Несмотря на серьезные разногласия, «Метрополитен» все же ценил Рида как военного корреспондента и не собирался отдавать его конкурентам. И редакция предложила Риду вновь отправиться во Францию. У Джека выбора не было: все же из всех крупных нью-йоркских журналов «Метрополитен» был самым приличным. Он согласился. Но во Францию Риду вернуться уже не пришлось…
…Утром 27 февраля в квартире Джека раздался телефонный звонок. Он поднял трубку. Незнакомый мужской голос спросил, может ли он сказать несколько слов мистеру Риду. Едва лишь Джек назвал себя, как из трубки полилась отборная ругань. Ошеломленный Джек разобрал лишь несколько фраз: «…Предатель!.. Кровожадный гунн!.. Германский шпион!..» Ничего не понимая, Рид медленно опустил трубку на рычаг. К сожалению, очень скоро он убедился, что это не было дурацким недоразумением.
В этот день Данн опубликовал в нью-йоркском «Пост» очерк, где описал ночь, которую он с Ридом провел в немецких окопах. В очерке Данн красочно, с подробностями, имевшими место только в его воображении, рассказал о злосчастных двух выстрелах в воздух.
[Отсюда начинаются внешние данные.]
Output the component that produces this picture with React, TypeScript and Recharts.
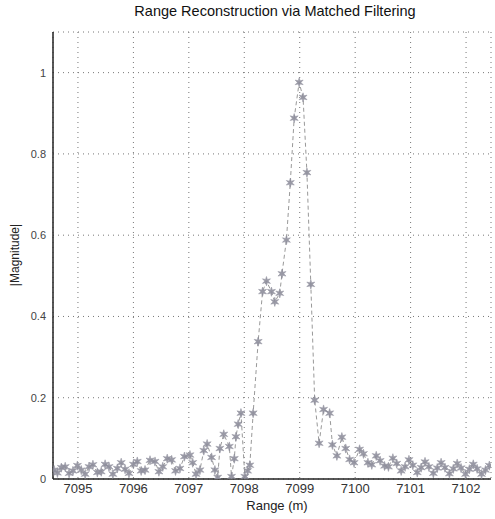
import React from 'react';
import { LineChart, Line, XAxis, YAxis, CartesianGrid } from 'recharts';

const rangeValues = [
  7094.57, 7094.63, 7094.70, 7094.77, 7094.84, 7094.91, 7094.99, 7095.06, 7095.13, 7095.20,
  7095.27, 7095.35, 7095.42, 7095.49, 7095.56, 7095.63, 7095.71, 7095.78, 7095.85, 7095.92,
  7096.00, 7096.07, 7096.14, 7096.21, 7096.30, 7096.39, 7096.46, 7096.53, 7096.61, 7096.69,
  7096.76, 7096.84, 7096.92, 7097.02, 7097.07, 7097.13, 7097.20, 7097.27, 7097.33, 7097.41,
  7097.47, 7097.52, 7097.56, 7097.63, 7097.73, 7097.77, 7097.82, 7097.85, 7097.89, 7097.94,
  7098.01, 7098.06, 7098.10, 7098.16, 7098.25, 7098.33, 7098.40, 7098.49, 7098.55, 7098.64,
  7098.68, 7098.76, 7098.83, 7098.90, 7098.99, 7099.06, 7099.13, 7099.20, 7099.27, 7099.35,
  7099.43, 7099.54, 7099.59, 7099.67, 7099.76, 7099.83, 7099.90, 7099.98, 7100.08, 7100.15,
  7100.23, 7100.30, 7100.38, 7100.45, 7100.53, 7100.60, 7100.68, 7100.75, 7100.83, 7100.90,
  7100.97, 7101.04, 7101.12, 7101.19, 7101.26, 7101.33, 7101.41, 7101.48, 7101.55, 7101.62,
  7101.70, 7101.77, 7101.84, 7101.91, 7101.99, 7102.06, 7102.13, 7102.20, 7102.28, 7102.35,
  7102.42,
];

const magnitudeValues = [
  0.022, 0.015, 0.028, 0.030, 0.014, 0.020, 0.033, 0.022, 0.012, 0.030,
  0.035, 0.016, 0.018, 0.036, 0.030, 0.012, 0.026, 0.040, 0.024, 0.014,
  0.036, 0.043, 0.020, 0.022, 0.046, 0.043, 0.018, 0.030, 0.050, 0.047,
  0.020, 0.026, 0.055, 0.059, 0.040, 0.012, 0.022, 0.070, 0.086, 0.053,
  0.022, 0.004, 0.075, 0.110, 0.080, 0.006, 0.050, 0.104, 0.135, 0.162,
  0.006, 0.020, 0.034, 0.162, 0.338, 0.461, 0.487, 0.461, 0.436, 0.457,
  0.505, 0.588, 0.729, 0.888, 0.976, 0.939, 0.754, 0.479, 0.194, 0.088,
  0.171, 0.162, 0.084, 0.057, 0.103, 0.075, 0.048, 0.040, 0.073, 0.062,
  0.040, 0.035, 0.057, 0.045, 0.032, 0.030, 0.051, 0.038, 0.020, 0.030,
  0.047, 0.034, 0.016, 0.028, 0.042, 0.030, 0.014, 0.027, 0.040, 0.028,
  0.013, 0.025, 0.038, 0.027, 0.012, 0.024, 0.036, 0.025, 0.012, 0.022,
  0.033,
];

const xTicks = [7095, 7096, 7097, 7098, 7099, 7100, 7101, 7102];
const yTicks = [0, 0.2, 0.4, 0.6, 0.8, 1];

const data = rangeValues.map((x, i) => ({ x, y: magnitudeValues[i] }));

const StarDot = (props: any) => {
  const { cx, cy } = props;
  if (cx == null || cy == null) return null;
  const pts: string[] = [];
  const n = 6;
  for (let i = 0; i < n * 2; i++) {
    const r = i % 2 === 0 ? 4.6 : 1.8;
    const a = (Math.PI * i) / n - Math.PI / 2;
    pts.push(`${cx + r * Math.cos(a)},${cy + r * Math.sin(a)}`);
  }
  return <polygon points={pts.join(' ')} fill="#8e8e9c" stroke="#8e8e9c" strokeWidth={0.6} opacity={0.9} />;
};

const font = '"Liberation Sans", Arial, sans-serif';

export default function App() {
  return (
    <div style={{ position: 'absolute', left: 0, top: 0, width: 495, height: 519, background: '#fff', fontFamily: font }}>
      <LineChart width={495} height={519} data={data} margin={{ top: 32, right: 4, bottom: 0, left: 0 }}>
        <CartesianGrid stroke="#777" strokeDasharray="1 4" />
        <XAxis
          dataKey="x"
          type="number"
          domain={[7094.55, 7102.45]}
          ticks={xTicks}
          allowDataOverflow
          height={40}
          tickLine={false}
          tickSize={3}
          axisLine={{ stroke: '#222', strokeWidth: 1.5 }}
          tick={{ fill: '#333', fontSize: 13, fontFamily: font }}
        />
        <XAxis xAxisId="top" orientation="top" dataKey="x" type="number" domain={[7094.55, 7102.45]} height={0} tick={false} tickLine={false} axisLine={{ stroke: '#444' }} />
        <YAxis
          type="number"
          domain={[0, 1.1]}
          ticks={yTicks}
          allowDataOverflow
          width={53}
          tickLine={false}
          tickSize={5}
          axisLine={{ stroke: '#222', strokeWidth: 1.5 }}
          tick={{ fill: '#444', fontSize: 11, fontFamily: font }}
        />
        <YAxis yAxisId="right" orientation="right" type="number" domain={[0, 1.1]} width={0} tick={false} tickLine={false} axisLine={{ stroke: '#444' }} />
        <Line
          type="linear"
          dataKey="y"
          stroke="#999"
          strokeWidth={1}
          strokeDasharray="4 3"
          dot={<StarDot />}
          activeDot={false}
          isAnimationActive={false}
        />
      </LineChart>
      <div style={{ position: 'absolute', left: 0, width: 550, top: 3, textAlign: 'center', fontSize: 14.5, color: '#111', whiteSpace: 'nowrap' }}>
        Range Reconstruction via Matched Filtering
      </div>
      <div style={{ position: 'absolute', left: 0, width: 554, top: 498, textAlign: 'center', fontSize: 13, color: '#222', whiteSpace: 'nowrap' }}>
        Range (m)
      </div>
      <div style={{ position: 'absolute', left: 15, top: 255, transform: 'translate(-50%, -50%) rotate(-90deg)', fontSize: 12, color: '#222', whiteSpace: 'nowrap' }}>
        |Magnitude|
      </div>
    </div>
  );
}
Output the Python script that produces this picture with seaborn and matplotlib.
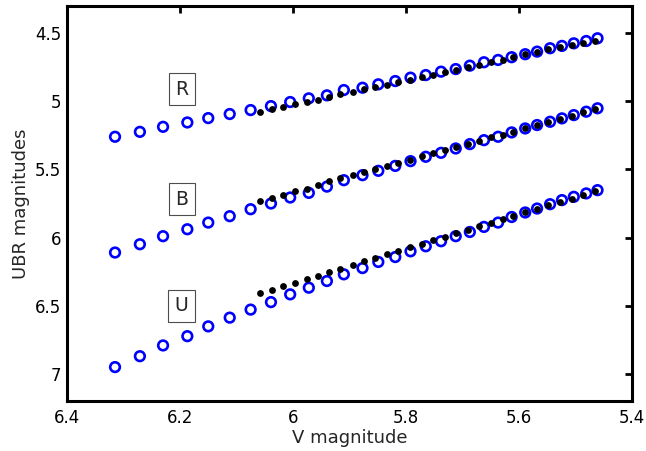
import numpy as np
import pandas as pd
import matplotlib
matplotlib.use("Agg")
import matplotlib.pyplot as plt
import seaborn as sns

# Blue open circles (model) -- V magnitude
v_model = [6.315, 6.271, 6.230, 6.187, 6.150, 6.112, 6.075, 6.039, 6.005, 5.972,
           5.940, 5.910, 5.877, 5.849, 5.819, 5.792, 5.765, 5.738, 5.712, 5.687,
           5.662, 5.637, 5.613, 5.589, 5.568, 5.545, 5.524, 5.503, 5.481, 5.461]
r_model = [5.260, 5.224, 5.187, 5.155, 5.123, 5.093, 5.064, 5.035, 5.005, 4.978,
           4.956, 4.917, 4.900, 4.875, 4.851, 4.826, 4.807, 4.782, 4.763, 4.738,
           4.713, 4.696, 4.676, 4.654, 4.635, 4.610, 4.593, 4.574, 4.557, 4.537]
b_model = [6.110, 6.049, 5.990, 5.939, 5.890, 5.843, 5.792, 5.750, 5.706, 5.672,
           5.626, 5.579, 5.542, 5.510, 5.474, 5.439, 5.407, 5.378, 5.346, 5.314,
           5.285, 5.260, 5.228, 5.199, 5.174, 5.150, 5.125, 5.101, 5.076, 5.051]
u_model = [6.951, 6.871, 6.792, 6.724, 6.652, 6.588, 6.529, 6.474, 6.417, 6.368,
           6.319, 6.270, 6.224, 6.179, 6.143, 6.101, 6.064, 6.027, 5.990, 5.959,
           5.922, 5.890, 5.849, 5.816, 5.787, 5.755, 5.725, 5.701, 5.676, 5.652]

# Black dots (observed)
v_obs = [6.058, 6.038, 6.017, 5.996, 5.976, 5.955, 5.936, 5.916, 5.894, 5.874,
         5.854, 5.834, 5.814, 5.793, 5.772, 5.752, 5.731, 5.712, 5.691, 5.670,
         5.650, 5.629, 5.610, 5.589, 5.569, 5.548, 5.527, 5.507, 5.486, 5.465]
r_obs = [5.076, 5.057, 5.044, 5.022, 5.003, 4.990, 4.966, 4.949, 4.934, 4.912,
         4.896, 4.880, 4.860, 4.843, 4.824, 4.807, 4.787, 4.770, 4.750, 4.733,
         4.713, 4.696, 4.676, 4.652, 4.635, 4.619, 4.603, 4.586, 4.569, 4.554]
b_obs = [5.733, 5.706, 5.684, 5.660, 5.640, 5.616, 5.586, 5.566, 5.542, 5.522,
         5.494, 5.472, 5.450, 5.428, 5.402, 5.382, 5.358, 5.336, 5.310, 5.290,
         5.265, 5.244, 5.222, 5.199, 5.174, 5.150, 5.128, 5.106, 5.079, 5.056]
u_obs = [6.407, 6.382, 6.358, 6.331, 6.307, 6.282, 6.253, 6.228, 6.204, 6.174,
         6.147, 6.123, 6.097, 6.071, 6.046, 6.020, 5.994, 5.968, 5.943, 5.917,
         5.893, 5.865, 5.840, 5.814, 5.788, 5.763, 5.737, 5.715, 5.689, 5.660]

band_names = ["R", "B", "U"]
label_x = [6.197, 6.197, 6.197]
label_y = [4.910, 5.718, 6.500]

x_ticks = [6.4, 6.2, 6.0, 5.8, 5.6, 5.4]
x_ticklabels = ["6.4", "6.2", "6", "5.8", "5.6", "5.4"]
y_ticks = [4.5, 5.0, 5.5, 6.0, 6.5, 7.0]
y_ticklabels = ["4.5", "5", "5.5", "6", "6.5", "7"]

model = pd.concat([
    pd.DataFrame({"V": v_model, "mag": r_model, "band": "R"}),
    pd.DataFrame({"V": v_model, "mag": b_model, "band": "B"}),
    pd.DataFrame({"V": v_model, "mag": u_model, "band": "U"}),
])
obs = pd.concat([
    pd.DataFrame({"V": v_obs, "mag": r_obs, "band": "R"}),
    pd.DataFrame({"V": v_obs, "mag": b_obs, "band": "B"}),
    pd.DataFrame({"V": v_obs, "mag": u_obs, "band": "U"}),
])

sns.set_style("white")
plt.rcParams["font.family"] = ["DejaVu Sans"]

fig = plt.figure(figsize=(6.46, 4.51), dpi=100)
ax = fig.add_axes([67 / 646, 1 - 401 / 451, (632 - 67) / 646, (401 - 6) / 451])

sns.scatterplot(data=model, x="V", y="mag", ax=ax, marker="o", s=48,
                facecolors="none", edgecolor="#0000ff", linewidth=1.9,
                legend=False, zorder=2)
sns.scatterplot(data=obs, x="V", y="mag", ax=ax, marker="o", s=24,
                color="black", edgecolor="black", linewidth=0,
                legend=False, zorder=3)

for name, lx, ly in zip(band_names, label_x, label_y):
    ax.text(lx, ly, name, fontsize=13.5, ha="center", va="center",
            bbox=dict(boxstyle="square,pad=0.34", fc="white", ec="0.3", lw=0.8))

ax.set_xlim(6.4, 5.4)
ax.set_ylim(7.2, 4.3)
ax.set_xticks(x_ticks)
ax.set_xticklabels(x_ticklabels)
ax.set_yticks(y_ticks)
ax.set_yticklabels(y_ticklabels)
ax.set_xlabel("V magnitude", fontsize=13, labelpad=1)
ax.set_ylabel("UBR magnitudes", fontsize=13, labelpad=4)

for sp in ax.spines.values():
    sp.set_visible(True)
    sp.set_linewidth(2.2)
    sp.set_color("black")
ax.tick_params(direction="in", length=5, width=2, top=True, right=True,
               labelsize=12, colors="black")
ax.tick_params(axis="x", pad=6)
ax.tick_params(axis="y", pad=4)
ax.grid(False)

fig.savefig("out.png", dpi=100)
Из этого рассказа явствовало, что Рид стрелял (и не раз!) по французским окопам.
Лучшего повода для травли не могли бы придумать самостоятельно даже самые заклятые враги Рида.
Анонимный телефонный звонок был только первой струей в том потоке инсинуаций и клеветы, который незамедлительно обрушился на Рида. «Нейтральный американский корреспондент стреляет во французских солдат!», «Американец в рядах кайзеровской армии!», «Джон Рид осиротил французского ребенка!» — это была сенсация, находка, великолепный повод покончить с человеком, осмелившимся заявить, что война в Европе — варварское истребление в угоду торговцев.